Figure scripts:

--- begin ---

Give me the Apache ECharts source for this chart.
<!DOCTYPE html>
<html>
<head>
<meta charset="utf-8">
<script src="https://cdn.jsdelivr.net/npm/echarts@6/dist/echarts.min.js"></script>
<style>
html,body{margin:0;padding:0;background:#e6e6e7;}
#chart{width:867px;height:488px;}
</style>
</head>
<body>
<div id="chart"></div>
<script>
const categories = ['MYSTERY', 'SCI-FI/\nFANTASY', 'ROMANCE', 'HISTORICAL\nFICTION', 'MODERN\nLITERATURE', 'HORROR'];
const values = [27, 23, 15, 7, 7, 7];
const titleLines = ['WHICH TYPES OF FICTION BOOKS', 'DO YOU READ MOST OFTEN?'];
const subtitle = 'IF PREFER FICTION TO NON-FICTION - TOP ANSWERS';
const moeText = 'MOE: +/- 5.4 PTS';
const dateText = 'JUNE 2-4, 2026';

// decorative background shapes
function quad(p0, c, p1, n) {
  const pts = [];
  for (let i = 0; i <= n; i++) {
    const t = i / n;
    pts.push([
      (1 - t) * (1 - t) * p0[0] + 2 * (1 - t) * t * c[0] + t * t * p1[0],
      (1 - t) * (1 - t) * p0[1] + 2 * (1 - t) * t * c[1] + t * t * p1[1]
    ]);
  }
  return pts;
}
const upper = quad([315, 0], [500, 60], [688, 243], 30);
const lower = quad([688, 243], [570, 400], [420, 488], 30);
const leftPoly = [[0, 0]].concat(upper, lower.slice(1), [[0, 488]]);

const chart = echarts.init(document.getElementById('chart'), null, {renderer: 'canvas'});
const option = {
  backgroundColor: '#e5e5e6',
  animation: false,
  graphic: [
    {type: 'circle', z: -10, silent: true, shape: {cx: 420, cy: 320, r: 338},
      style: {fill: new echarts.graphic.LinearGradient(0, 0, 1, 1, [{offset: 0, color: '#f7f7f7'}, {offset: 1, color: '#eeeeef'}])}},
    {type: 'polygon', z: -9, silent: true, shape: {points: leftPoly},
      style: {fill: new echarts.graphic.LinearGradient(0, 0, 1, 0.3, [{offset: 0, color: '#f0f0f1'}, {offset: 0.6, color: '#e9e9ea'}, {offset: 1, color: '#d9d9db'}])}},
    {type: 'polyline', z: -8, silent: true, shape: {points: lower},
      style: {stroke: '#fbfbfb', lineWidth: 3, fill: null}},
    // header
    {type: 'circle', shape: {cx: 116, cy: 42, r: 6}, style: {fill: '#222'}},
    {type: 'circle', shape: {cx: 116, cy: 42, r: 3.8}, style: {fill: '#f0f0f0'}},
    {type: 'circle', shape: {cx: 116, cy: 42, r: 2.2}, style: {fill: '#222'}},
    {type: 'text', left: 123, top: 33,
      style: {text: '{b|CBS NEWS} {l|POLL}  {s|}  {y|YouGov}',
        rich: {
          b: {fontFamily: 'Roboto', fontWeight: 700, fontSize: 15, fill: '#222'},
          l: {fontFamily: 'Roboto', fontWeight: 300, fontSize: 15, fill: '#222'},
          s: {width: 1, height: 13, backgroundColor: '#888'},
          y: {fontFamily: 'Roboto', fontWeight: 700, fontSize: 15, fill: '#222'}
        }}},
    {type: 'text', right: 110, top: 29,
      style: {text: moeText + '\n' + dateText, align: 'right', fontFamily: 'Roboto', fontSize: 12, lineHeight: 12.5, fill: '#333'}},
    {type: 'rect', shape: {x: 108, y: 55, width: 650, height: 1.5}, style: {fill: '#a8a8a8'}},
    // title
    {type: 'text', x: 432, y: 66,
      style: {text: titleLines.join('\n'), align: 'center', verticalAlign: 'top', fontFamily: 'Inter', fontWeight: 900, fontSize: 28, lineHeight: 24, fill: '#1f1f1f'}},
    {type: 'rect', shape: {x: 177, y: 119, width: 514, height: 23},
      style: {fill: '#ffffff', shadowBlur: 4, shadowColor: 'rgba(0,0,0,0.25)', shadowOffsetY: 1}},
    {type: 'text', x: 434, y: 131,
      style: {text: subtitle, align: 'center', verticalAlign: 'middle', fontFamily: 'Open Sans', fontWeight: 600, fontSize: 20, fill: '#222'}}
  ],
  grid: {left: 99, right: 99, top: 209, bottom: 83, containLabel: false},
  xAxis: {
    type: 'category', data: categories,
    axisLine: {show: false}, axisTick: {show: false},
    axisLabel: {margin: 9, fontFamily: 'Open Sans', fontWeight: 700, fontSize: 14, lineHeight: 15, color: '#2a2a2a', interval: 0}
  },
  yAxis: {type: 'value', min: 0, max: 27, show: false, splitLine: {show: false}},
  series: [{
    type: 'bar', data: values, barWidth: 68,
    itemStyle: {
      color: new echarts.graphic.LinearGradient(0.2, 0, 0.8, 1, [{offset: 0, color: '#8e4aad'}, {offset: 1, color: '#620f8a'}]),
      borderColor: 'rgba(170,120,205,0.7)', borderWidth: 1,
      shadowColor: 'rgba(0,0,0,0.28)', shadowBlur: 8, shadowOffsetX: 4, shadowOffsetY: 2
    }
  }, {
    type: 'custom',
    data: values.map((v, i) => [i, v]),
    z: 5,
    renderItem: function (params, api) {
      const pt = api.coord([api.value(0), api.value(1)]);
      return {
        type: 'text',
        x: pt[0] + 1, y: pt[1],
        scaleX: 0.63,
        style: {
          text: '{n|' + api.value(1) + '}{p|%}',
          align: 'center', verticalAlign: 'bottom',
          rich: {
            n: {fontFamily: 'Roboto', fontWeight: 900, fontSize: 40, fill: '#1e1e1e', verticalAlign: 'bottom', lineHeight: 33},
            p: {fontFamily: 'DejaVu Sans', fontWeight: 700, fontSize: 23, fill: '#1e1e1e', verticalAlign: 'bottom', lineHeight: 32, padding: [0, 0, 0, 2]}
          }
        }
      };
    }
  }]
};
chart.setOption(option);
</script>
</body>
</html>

--- end ---
--- begin ---

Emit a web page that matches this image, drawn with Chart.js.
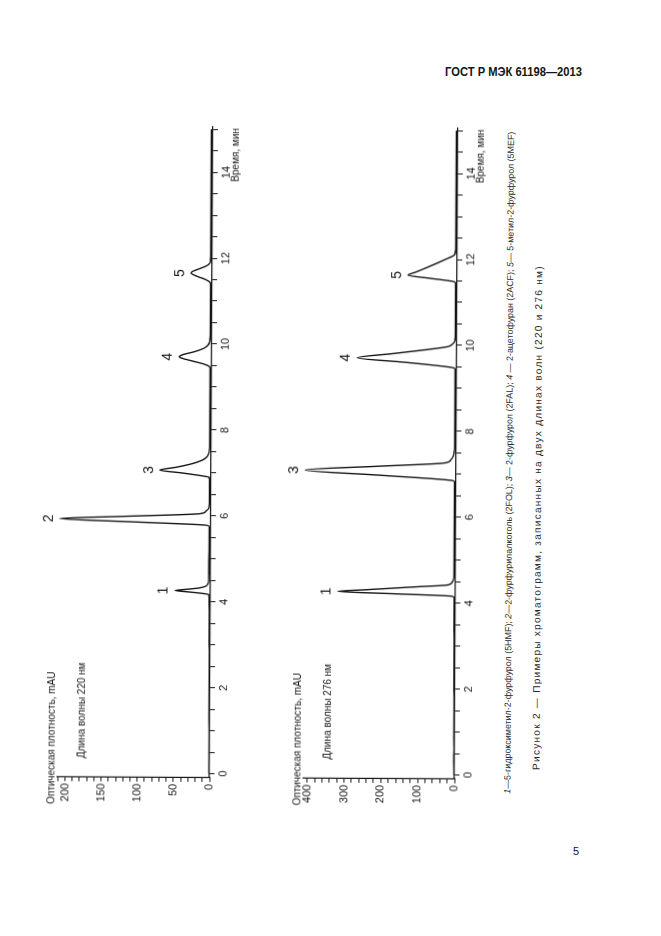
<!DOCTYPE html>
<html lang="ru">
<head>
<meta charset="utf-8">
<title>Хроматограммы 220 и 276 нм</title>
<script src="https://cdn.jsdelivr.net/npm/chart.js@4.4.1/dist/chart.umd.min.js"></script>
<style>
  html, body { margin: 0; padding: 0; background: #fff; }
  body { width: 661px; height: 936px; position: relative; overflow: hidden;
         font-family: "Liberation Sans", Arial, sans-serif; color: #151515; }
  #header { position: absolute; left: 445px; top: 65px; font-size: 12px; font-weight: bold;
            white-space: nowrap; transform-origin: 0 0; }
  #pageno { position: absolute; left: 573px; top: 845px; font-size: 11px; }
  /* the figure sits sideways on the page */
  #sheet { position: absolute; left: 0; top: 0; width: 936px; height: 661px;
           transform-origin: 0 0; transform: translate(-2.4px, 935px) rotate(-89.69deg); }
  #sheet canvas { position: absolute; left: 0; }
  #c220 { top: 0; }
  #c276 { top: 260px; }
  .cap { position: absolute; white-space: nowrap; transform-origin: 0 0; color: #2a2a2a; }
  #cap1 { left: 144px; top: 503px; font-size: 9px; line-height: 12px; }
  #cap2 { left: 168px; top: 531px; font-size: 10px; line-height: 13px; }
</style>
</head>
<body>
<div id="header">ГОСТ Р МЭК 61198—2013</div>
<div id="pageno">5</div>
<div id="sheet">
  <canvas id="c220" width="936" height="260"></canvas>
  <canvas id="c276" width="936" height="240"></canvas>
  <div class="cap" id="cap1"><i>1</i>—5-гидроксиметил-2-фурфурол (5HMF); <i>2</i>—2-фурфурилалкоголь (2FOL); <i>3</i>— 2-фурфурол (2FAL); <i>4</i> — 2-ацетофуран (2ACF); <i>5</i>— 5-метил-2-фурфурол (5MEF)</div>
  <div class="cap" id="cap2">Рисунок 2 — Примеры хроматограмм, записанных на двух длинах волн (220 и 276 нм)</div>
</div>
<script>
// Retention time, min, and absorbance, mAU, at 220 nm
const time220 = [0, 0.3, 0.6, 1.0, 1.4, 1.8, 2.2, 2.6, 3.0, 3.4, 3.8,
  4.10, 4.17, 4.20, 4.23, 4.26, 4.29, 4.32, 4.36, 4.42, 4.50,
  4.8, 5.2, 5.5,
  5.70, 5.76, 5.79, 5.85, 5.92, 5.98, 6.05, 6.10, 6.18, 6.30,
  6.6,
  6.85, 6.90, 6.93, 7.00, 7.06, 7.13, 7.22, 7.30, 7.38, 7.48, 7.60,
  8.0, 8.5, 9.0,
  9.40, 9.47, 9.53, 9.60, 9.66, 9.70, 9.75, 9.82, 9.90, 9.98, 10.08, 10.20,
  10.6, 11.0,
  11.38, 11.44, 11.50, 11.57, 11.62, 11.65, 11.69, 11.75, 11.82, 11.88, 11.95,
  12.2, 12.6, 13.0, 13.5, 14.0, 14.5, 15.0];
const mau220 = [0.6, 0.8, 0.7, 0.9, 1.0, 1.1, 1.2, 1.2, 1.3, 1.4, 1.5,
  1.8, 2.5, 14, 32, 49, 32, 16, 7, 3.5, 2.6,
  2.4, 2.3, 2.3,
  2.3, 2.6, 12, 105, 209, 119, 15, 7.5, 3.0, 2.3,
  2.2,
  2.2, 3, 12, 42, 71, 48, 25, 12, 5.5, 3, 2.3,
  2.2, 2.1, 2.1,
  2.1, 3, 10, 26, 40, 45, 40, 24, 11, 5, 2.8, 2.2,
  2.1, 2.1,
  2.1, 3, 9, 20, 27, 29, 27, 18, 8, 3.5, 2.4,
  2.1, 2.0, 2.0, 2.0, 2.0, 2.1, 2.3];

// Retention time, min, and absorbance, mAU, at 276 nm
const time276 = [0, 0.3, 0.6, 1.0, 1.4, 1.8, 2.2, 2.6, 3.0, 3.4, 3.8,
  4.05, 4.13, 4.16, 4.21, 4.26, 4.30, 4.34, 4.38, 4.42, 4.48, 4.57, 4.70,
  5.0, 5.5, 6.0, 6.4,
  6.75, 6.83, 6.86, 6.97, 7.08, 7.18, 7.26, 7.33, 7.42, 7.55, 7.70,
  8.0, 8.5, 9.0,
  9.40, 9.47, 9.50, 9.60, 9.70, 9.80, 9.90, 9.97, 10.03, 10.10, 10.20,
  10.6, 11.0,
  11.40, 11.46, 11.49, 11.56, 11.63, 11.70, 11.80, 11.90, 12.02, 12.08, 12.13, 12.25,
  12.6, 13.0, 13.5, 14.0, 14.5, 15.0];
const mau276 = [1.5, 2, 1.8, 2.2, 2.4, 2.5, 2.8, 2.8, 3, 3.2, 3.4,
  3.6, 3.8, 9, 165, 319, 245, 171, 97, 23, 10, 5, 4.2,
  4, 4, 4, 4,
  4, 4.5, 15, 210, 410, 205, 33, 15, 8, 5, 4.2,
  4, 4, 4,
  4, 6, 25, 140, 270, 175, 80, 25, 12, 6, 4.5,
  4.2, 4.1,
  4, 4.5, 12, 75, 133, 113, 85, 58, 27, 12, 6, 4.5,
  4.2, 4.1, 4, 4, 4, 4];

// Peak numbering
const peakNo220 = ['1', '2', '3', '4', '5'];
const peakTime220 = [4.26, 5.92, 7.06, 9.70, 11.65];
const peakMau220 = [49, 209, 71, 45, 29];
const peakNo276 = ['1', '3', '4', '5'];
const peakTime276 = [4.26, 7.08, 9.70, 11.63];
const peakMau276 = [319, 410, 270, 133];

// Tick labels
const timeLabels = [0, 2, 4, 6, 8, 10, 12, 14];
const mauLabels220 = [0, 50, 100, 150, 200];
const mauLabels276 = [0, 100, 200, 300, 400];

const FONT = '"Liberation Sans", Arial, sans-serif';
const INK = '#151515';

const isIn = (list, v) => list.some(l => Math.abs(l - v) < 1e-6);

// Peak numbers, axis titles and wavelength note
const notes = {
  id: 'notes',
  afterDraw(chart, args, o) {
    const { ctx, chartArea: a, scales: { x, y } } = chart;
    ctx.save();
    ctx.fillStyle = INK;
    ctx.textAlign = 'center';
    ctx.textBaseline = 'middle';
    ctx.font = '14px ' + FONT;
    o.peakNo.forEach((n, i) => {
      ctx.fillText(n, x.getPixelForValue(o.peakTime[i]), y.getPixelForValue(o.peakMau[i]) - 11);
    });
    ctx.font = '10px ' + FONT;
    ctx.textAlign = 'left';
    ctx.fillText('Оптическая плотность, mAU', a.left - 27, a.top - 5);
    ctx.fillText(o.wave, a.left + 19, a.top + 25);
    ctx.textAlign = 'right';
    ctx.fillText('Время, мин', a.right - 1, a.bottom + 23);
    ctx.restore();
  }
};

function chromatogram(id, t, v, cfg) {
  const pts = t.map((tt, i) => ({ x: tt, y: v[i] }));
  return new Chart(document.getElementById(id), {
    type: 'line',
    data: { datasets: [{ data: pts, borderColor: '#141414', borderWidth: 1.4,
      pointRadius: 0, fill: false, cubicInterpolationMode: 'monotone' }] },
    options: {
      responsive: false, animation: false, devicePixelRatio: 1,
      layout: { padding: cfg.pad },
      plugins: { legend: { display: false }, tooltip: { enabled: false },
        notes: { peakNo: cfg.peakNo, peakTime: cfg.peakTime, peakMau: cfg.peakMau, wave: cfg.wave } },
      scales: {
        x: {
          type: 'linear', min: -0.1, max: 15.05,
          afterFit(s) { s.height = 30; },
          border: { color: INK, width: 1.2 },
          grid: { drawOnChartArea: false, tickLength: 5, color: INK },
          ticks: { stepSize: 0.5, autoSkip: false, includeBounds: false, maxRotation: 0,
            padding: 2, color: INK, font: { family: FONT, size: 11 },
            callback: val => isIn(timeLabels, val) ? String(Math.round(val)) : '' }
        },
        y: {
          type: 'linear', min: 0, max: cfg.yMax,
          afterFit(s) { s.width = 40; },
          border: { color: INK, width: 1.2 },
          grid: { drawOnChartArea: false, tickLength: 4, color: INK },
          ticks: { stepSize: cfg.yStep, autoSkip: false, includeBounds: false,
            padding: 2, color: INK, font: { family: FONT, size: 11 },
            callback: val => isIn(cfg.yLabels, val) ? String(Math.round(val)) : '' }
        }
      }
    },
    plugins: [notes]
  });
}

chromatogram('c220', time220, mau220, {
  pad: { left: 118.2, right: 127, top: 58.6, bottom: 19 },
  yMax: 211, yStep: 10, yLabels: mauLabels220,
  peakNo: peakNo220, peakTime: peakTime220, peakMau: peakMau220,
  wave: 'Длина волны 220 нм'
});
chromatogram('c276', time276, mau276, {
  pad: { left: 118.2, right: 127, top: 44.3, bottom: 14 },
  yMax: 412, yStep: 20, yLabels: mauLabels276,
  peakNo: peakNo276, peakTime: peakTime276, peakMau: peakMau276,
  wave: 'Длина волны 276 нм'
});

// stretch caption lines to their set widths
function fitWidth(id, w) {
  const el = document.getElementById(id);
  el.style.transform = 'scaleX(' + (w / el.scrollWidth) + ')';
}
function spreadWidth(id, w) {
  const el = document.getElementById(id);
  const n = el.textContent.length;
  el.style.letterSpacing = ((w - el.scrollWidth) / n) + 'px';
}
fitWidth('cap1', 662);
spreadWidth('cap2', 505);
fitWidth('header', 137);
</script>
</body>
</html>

--- end ---

Your instructions: How many lines in the records above contain the word "this"? Give only the number.

Problem solution: 2